Dataset rows:
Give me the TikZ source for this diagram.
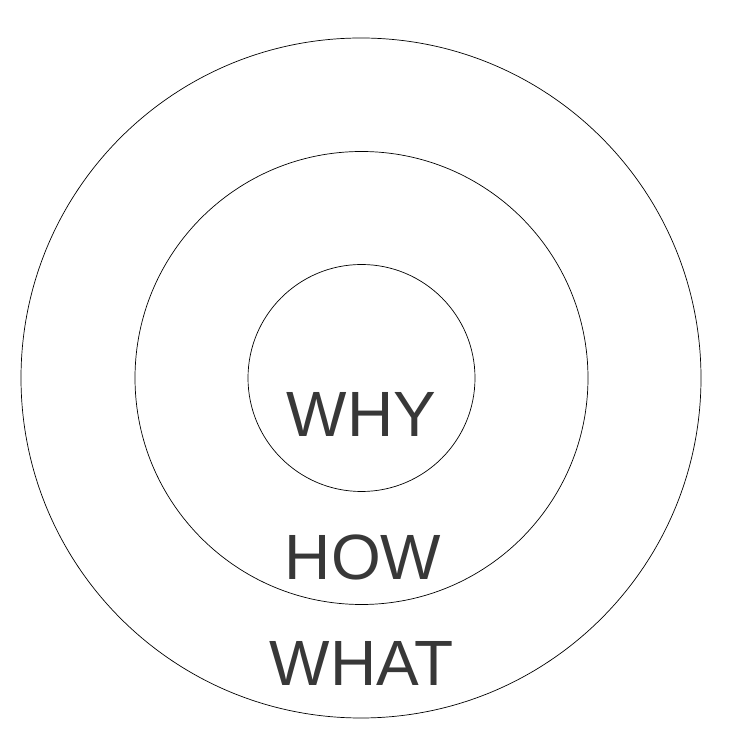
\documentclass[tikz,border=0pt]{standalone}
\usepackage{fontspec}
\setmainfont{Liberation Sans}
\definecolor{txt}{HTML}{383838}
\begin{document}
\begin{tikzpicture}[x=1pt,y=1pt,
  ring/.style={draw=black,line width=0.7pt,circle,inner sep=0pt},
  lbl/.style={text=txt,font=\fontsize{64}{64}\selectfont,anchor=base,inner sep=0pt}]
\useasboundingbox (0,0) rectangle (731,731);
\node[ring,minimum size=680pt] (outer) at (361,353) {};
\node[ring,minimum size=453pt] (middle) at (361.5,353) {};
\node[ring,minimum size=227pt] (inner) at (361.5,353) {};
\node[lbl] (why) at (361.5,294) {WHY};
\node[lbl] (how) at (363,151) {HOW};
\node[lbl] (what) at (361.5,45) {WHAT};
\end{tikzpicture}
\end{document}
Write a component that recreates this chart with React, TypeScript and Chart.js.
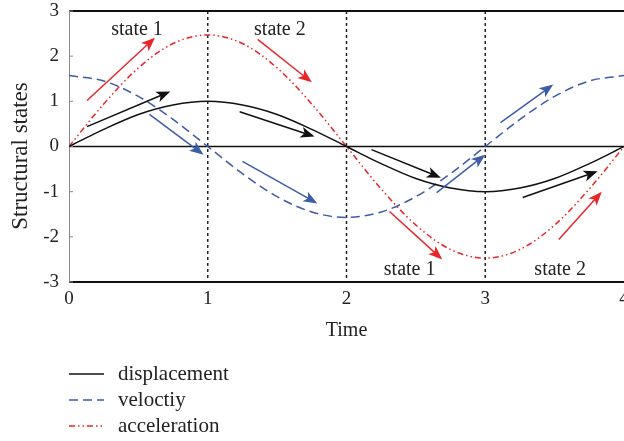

The task: Print all entries exactly. The images do not belong in the copy.

Response for this exercise:
Give me the TikZ source for this diagram.
\documentclass[tikz,border=0pt]{standalone}
\usepackage{fontspec}
\setmainfont{Liberation Sans}
\definecolor{txt}{HTML}{383838}
\begin{document}
\begin{tikzpicture}[x=1pt,y=1pt,
  ring/.style={draw=black,line width=0.7pt,circle,inner sep=0pt},
  lbl/.style={text=txt,font=\fontsize{64}{64}\selectfont,anchor=base,inner sep=0pt}]
\useasboundingbox (0,0) rectangle (731,731);
\node[ring,minimum size=680pt] (outer) at (361,353) {};
\node[ring,minimum size=453pt] (middle) at (361.5,353) {};
\node[ring,minimum size=227pt] (inner) at (361.5,353) {};
\node[lbl] (why) at (361.5,294) {WHY};
\node[lbl] (how) at (363,151) {HOW};
\node[lbl] (what) at (361.5,45) {WHAT};
\end{tikzpicture}
\end{document}
Write a component that recreates this chart with React, TypeScript and Chart.js.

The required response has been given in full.